The reason it won production is the reason it looks too simple: by using ranks, it never has to reconcile BM25's unbounded scores with cosine's narrow band. There is nothing to normalize and nothing to tune. Elasticsearch ships it as a first-class rrf retriever with rank_constant defaulting to 60; Weaviate offers it as rankedFusion alongside an alpha knob that slides between pure-keyword and pure-vector; Qdrant exposes it in its Query API; Pinecone, OpenSearch, and pgvector-plus-ParadeDB all give you a hybrid path. Native hybrid is now table stakes for a vector database, not a differentiator.


Hybrid is not free

Two honest costs, since nobody in a comparison table mentions them.

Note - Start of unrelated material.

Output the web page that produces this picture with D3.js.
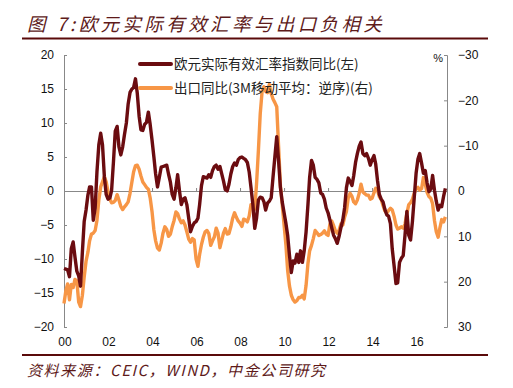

First, you now maintain two indexes — a dense vector index and an inverted index — over the same corpus. More storage, more to keep in sync at ingest, two retrieval calls per query instead of one. Your chunking now has to serve both masters: chunks small enough for clean embeddings but with enough literal tokens left intact for BM25 to grip. Contextual retrieval — prepending a short context blurb to each chunk before indexing — happens to help both sides at once, which is part of why it caught on.

Second, fusion gives you a merged candidate set, not a final answer. The standard production shape is hybrid retrieve → fuse → rerank, where a cross-encoder re-scores the top fused candidates with full query-document attention. If you're assembling this pipeline, the reranker is the usual final stage, and it's where a lot of the real relevance lift lives.

The verdict

Default to hybrid. For nearly all real corpora — docs, code, support tickets, catalogs — queries are a mix of paraphrase and literal, and you cannot predict which a given user will type. Hybrid + RRF + a reranker is the boring, correct baseline, and RRF means you get it with essentially zero fusion tuning.

Skip hybrid only when your traffic is genuinely one-shaped:

Everything between those poles is where vector search fails silently and quietly outranks the one document the user actually needed. That document is sitting at rank 14, with the literal string right there in it. Hybrid is how you stop shipping that.